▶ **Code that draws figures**
....
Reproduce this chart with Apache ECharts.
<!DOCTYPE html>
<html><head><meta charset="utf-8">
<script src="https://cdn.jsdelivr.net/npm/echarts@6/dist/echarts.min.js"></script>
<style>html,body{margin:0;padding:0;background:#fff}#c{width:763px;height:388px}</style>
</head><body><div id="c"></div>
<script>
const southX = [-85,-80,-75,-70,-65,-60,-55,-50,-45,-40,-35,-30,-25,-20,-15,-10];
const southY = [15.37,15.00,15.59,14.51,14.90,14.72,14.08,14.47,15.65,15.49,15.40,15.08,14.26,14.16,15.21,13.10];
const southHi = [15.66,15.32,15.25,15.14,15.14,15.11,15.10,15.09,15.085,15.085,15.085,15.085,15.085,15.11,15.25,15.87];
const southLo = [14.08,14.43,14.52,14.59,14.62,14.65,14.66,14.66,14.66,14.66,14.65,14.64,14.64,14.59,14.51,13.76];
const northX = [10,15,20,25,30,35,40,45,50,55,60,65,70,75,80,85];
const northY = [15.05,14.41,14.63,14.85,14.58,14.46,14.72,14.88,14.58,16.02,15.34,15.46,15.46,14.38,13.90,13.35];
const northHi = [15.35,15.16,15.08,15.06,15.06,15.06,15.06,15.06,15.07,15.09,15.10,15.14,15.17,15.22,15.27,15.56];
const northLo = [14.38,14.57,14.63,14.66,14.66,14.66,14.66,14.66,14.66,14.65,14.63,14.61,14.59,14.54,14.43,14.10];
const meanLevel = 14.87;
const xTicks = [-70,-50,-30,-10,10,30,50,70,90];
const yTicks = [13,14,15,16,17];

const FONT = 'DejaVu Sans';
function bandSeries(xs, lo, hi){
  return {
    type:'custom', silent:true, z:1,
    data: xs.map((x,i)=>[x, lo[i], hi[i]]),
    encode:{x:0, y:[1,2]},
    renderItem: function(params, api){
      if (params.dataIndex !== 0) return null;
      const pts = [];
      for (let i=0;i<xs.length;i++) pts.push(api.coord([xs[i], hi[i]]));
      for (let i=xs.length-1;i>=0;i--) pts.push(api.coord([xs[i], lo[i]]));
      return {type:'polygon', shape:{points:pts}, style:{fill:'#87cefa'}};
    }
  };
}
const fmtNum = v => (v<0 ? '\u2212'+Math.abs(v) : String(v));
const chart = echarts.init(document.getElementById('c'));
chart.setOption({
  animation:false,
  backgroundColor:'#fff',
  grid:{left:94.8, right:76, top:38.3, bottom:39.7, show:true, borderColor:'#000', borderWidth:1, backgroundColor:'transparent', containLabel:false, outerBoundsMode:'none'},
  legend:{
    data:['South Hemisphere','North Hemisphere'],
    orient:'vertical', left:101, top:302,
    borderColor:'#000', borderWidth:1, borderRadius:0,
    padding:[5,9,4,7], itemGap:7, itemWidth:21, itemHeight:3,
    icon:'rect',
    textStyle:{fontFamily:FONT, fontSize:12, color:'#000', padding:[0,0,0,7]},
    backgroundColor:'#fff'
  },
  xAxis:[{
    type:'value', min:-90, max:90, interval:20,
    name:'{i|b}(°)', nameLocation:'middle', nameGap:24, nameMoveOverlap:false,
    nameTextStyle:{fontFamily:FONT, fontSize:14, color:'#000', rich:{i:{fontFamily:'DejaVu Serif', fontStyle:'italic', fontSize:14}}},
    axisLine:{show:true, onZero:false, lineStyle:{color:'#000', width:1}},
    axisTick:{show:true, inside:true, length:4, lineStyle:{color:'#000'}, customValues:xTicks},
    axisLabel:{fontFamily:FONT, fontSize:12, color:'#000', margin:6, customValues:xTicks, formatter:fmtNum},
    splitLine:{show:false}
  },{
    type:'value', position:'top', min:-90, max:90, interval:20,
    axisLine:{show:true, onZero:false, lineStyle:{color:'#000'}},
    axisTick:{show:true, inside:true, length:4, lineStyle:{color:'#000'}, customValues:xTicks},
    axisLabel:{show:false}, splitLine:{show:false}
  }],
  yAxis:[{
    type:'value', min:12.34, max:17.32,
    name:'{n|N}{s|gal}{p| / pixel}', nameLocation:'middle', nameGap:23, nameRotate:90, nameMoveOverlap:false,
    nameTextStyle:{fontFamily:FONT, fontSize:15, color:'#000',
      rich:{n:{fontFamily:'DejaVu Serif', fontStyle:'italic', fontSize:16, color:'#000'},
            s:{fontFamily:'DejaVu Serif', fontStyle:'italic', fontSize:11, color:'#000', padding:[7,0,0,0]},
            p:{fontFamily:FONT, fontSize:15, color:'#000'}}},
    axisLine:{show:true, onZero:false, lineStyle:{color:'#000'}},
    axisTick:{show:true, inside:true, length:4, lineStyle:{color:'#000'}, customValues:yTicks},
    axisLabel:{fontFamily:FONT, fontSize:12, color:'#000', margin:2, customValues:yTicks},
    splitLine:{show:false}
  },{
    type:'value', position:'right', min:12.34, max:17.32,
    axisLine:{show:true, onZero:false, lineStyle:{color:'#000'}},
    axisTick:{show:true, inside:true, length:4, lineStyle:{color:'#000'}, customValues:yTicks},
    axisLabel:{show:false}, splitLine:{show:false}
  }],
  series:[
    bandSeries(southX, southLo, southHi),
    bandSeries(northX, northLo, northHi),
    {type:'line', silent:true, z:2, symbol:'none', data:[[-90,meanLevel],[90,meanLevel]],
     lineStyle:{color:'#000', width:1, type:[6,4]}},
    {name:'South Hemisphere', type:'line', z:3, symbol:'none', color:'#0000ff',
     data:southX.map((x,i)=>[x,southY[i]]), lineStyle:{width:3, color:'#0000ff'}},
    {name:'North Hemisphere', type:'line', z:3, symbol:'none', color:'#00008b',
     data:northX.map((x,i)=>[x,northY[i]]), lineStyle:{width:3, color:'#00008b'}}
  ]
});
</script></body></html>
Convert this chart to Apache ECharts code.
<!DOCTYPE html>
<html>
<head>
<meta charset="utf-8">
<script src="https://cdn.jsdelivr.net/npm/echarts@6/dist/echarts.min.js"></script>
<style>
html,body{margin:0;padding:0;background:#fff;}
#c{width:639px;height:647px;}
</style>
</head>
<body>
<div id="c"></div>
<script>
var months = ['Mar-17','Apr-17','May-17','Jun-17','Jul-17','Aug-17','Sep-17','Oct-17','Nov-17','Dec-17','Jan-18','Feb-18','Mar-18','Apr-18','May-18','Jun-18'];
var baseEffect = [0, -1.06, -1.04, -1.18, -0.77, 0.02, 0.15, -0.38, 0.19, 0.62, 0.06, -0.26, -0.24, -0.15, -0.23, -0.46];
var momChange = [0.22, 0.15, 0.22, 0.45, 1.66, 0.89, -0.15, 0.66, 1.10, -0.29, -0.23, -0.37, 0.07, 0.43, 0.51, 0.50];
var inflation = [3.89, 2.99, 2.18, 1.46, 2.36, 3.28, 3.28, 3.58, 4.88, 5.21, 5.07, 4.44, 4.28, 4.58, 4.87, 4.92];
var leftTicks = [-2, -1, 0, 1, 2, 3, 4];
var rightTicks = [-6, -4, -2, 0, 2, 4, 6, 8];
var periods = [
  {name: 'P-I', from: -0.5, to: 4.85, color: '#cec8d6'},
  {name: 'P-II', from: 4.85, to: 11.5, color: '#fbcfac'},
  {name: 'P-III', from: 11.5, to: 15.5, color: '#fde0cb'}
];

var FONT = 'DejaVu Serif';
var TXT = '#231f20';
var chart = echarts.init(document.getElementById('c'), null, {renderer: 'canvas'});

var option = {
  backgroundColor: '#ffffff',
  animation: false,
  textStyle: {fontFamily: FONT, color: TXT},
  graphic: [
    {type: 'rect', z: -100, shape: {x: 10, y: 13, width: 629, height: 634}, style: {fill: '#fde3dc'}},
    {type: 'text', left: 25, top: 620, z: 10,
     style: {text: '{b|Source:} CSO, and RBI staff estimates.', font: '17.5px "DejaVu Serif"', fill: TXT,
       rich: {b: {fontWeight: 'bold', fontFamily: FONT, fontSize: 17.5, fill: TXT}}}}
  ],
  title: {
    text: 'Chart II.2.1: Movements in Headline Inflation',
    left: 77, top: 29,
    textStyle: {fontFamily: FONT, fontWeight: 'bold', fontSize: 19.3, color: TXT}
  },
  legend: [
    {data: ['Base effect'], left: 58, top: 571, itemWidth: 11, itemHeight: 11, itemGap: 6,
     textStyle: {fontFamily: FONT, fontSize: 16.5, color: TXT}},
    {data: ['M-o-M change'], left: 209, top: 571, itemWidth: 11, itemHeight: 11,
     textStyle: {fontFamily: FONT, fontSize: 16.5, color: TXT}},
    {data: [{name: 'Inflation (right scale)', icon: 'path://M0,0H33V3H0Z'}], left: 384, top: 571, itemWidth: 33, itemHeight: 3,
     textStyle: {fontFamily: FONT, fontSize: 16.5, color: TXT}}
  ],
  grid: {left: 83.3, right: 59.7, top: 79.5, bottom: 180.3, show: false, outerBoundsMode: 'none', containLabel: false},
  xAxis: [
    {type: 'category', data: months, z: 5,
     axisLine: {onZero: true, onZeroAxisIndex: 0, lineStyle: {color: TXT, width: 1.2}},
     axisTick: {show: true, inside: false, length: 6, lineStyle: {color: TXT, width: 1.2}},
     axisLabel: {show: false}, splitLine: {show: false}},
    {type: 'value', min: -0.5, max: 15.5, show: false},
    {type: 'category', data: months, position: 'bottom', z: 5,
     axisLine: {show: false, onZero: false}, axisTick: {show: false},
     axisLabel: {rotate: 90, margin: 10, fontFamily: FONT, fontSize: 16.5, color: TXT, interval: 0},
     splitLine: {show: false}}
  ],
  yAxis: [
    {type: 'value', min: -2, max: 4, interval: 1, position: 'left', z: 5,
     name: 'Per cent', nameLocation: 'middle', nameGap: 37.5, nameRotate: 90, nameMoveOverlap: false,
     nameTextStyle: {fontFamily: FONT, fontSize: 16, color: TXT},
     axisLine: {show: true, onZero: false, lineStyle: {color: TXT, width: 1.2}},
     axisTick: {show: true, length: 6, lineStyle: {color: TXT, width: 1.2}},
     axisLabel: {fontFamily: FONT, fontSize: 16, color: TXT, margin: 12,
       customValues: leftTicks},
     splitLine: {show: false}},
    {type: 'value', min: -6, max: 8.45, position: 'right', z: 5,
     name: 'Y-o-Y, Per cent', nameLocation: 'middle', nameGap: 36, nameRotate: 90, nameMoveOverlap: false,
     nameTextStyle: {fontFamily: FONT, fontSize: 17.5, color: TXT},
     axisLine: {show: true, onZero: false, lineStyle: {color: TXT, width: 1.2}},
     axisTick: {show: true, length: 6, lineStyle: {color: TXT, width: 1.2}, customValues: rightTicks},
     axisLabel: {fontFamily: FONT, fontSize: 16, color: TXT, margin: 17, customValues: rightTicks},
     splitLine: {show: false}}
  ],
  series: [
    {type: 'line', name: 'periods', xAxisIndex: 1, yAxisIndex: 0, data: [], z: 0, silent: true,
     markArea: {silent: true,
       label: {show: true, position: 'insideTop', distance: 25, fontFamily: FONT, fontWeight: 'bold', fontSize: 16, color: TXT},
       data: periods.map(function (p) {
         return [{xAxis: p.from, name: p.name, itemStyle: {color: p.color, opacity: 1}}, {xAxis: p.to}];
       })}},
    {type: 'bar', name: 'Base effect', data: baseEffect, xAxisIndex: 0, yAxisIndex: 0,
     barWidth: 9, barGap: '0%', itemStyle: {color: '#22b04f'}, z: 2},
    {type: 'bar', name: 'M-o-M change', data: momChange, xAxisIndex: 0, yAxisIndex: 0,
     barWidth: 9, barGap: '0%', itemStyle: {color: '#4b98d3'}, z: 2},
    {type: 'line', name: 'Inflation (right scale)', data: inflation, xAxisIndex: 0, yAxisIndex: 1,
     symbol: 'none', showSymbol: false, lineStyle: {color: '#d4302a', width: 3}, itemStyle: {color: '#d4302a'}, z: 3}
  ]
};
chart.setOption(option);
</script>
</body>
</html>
....
▶ **STATED GOAL**
Please copy only these lines, exactly: the first line of the records through the line containing "const yTicks = [13,14,15,16,17];", ends included.

▶ **CORRECT ANSWER**
Reproduce this chart with Apache ECharts.
<!DOCTYPE html>
<html><head><meta charset="utf-8">
<script src="https://cdn.jsdelivr.net/npm/echarts@6/dist/echarts.min.js"></script>
<style>html,body{margin:0;padding:0;background:#fff}#c{width:763px;height:388px}</style>
</head><body><div id="c"></div>
<script>
const southX = [-85,-80,-75,-70,-65,-60,-55,-50,-45,-40,-35,-30,-25,-20,-15,-10];
const southY = [15.37,15.00,15.59,14.51,14.90,14.72,14.08,14.47,15.65,15.49,15.40,15.08,14.26,14.16,15.21,13.10];
const southHi = [15.66,15.32,15.25,15.14,15.14,15.11,15.10,15.09,15.085,15.085,15.085,15.085,15.085,15.11,15.25,15.87];
const southLo = [14.08,14.43,14.52,14.59,14.62,14.65,14.66,14.66,14.66,14.66,14.65,14.64,14.64,14.59,14.51,13.76];
const northX = [10,15,20,25,30,35,40,45,50,55,60,65,70,75,80,85];
const northY = [15.05,14.41,14.63,14.85,14.58,14.46,14.72,14.88,14.58,16.02,15.34,15.46,15.46,14.38,13.90,13.35];
const northHi = [15.35,15.16,15.08,15.06,15.06,15.06,15.06,15.06,15.07,15.09,15.10,15.14,15.17,15.22,15.27,15.56];
const northLo = [14.38,14.57,14.63,14.66,14.66,14.66,14.66,14.66,14.66,14.65,14.63,14.61,14.59,14.54,14.43,14.10];
const meanLevel = 14.87;
const xTicks = [-70,-50,-30,-10,10,30,50,70,90];
const yTicks = [13,14,15,16,17];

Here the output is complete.